Given request » Output the material below unchanged, apart from leaving out the pictures.

--- START OF Collected material ---

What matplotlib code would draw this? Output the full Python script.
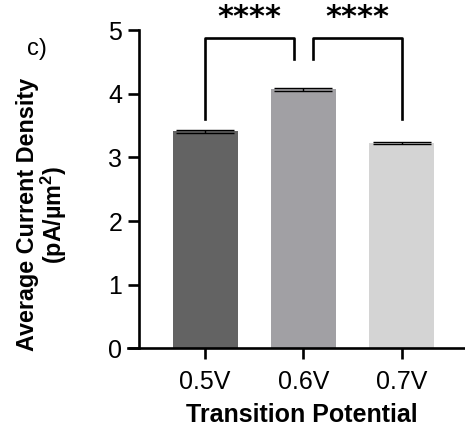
import matplotlib
matplotlib.use("Agg")
import matplotlib.pyplot as plt

categories = ["0.5V", "0.6V", "0.7V"]
values = [3.41, 4.07, 3.22]
errors = [0.025, 0.02, 0.015]
colors = ["#636363", "#a1a0a4", "#d4d4d4"]
stars = ["****", "****"]

plt.rcParams['font.family'] = ['Liberation Sans', 'DejaVu Sans']

fig = plt.figure(figsize=(4.65, 4.32), dpi=100)
ax = fig.add_axes([0.299, 0.194, 0.701, 0.736])

x = list(range(len(categories)))
ax.bar(x, values, width=0.66, color=colors, zorder=2)
ax.errorbar(x, values, yerr=errors, fmt='none', ecolor='black', elinewidth=1.0,
            capsize=21, capthick=1.0, zorder=3)

ax.set_xlim(-0.67, 2.64)
ax.set_ylim(0, 5)
ax.set_yticks([0, 1, 2, 3, 4, 5])
ax.set_xticks(x)
ax.set_xticklabels(categories)
for s in ['top', 'right']:
    ax.spines[s].set_visible(False)
for s in ['left', 'bottom']:
    ax.spines[s].set_linewidth(1.9)
ax.spines['bottom'].set_bounds(-0.78, 2.64)
ax.tick_params(axis='both', width=1.9, length=8, labelsize=18, pad=4)
ax.tick_params(axis='x', pad=8)

ax.set_xlabel("Transition Potential", fontsize=18, fontweight='bold', labelpad=6)
ax.set_ylabel("Average Current Density\n(pA/µm$^\\mathregular{2}$)", fontsize=16.8,
              fontweight='bold', linespacing=1.0)
ax.yaxis.set_label_coords(-0.215, 0.42)

# significance brackets
lw = 1.9
ax.plot([0, 0, 0.9, 0.9], [3.6, 4.88, 4.88, 4.55], color='black', lw=lw, clip_on=False)
ax.plot([1.1, 1.1, 2.0, 2.0], [4.55, 4.88, 4.88, 3.6], color='black', lw=lw, clip_on=False)
ax.text(0.45, 4.97, stars[0], ha='center', va='bottom', fontsize=22, fontweight='bold',
        family='DejaVu Sans')
ax.text(1.55, 4.97, stars[1], ha='center', va='bottom', fontsize=22, fontweight='bold',
        family='DejaVu Sans')

fig.text(0.058, 0.872, "c)", fontsize=17)

fig.savefig("out.png", dpi=100)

--- END OF Collected material ---

Result for this task »
What matplotlib code would draw this? Output the full Python script.
import matplotlib
matplotlib.use("Agg")
import matplotlib.pyplot as plt

categories = ["0.5V", "0.6V", "0.7V"]
values = [3.41, 4.07, 3.22]
errors = [0.025, 0.02, 0.015]
colors = ["#636363", "#a1a0a4", "#d4d4d4"]
stars = ["****", "****"]

plt.rcParams['font.family'] = ['Liberation Sans', 'DejaVu Sans']

fig = plt.figure(figsize=(4.65, 4.32), dpi=100)
ax = fig.add_axes([0.299, 0.194, 0.701, 0.736])

x = list(range(len(categories)))
ax.bar(x, values, width=0.66, color=colors, zorder=2)
ax.errorbar(x, values, yerr=errors, fmt='none', ecolor='black', elinewidth=1.0,
            capsize=21, capthick=1.0, zorder=3)

ax.set_xlim(-0.67, 2.64)
ax.set_ylim(0, 5)
ax.set_yticks([0, 1, 2, 3, 4, 5])
ax.set_xticks(x)
ax.set_xticklabels(categories)
for s in ['top', 'right']:
    ax.spines[s].set_visible(False)
for s in ['left', 'bottom']:
    ax.spines[s].set_linewidth(1.9)
ax.spines['bottom'].set_bounds(-0.78, 2.64)
ax.tick_params(axis='both', width=1.9, length=8, labelsize=18, pad=4)
ax.tick_params(axis='x', pad=8)

ax.set_xlabel("Transition Potential", fontsize=18, fontweight='bold', labelpad=6)
ax.set_ylabel("Average Current Density\n(pA/µm$^\\mathregular{2}$)", fontsize=16.8,
              fontweight='bold', linespacing=1.0)
ax.yaxis.set_label_coords(-0.215, 0.42)

# significance brackets
lw = 1.9
ax.plot([0, 0, 0.9, 0.9], [3.6, 4.88, 4.88, 4.55], color='black', lw=lw, clip_on=False)
ax.plot([1.1, 1.1, 2.0, 2.0], [4.55, 4.88, 4.88, 3.6], color='black', lw=lw, clip_on=False)
ax.text(0.45, 4.97, stars[0], ha='center', va='bottom', fontsize=22, fontweight='bold',
        family='DejaVu Sans')
ax.text(1.55, 4.97, stars[1], ha='center', va='bottom', fontsize=22, fontweight='bold',
        family='DejaVu Sans')

fig.text(0.058, 0.872, "c)", fontsize=17)

fig.savefig("out.png", dpi=100)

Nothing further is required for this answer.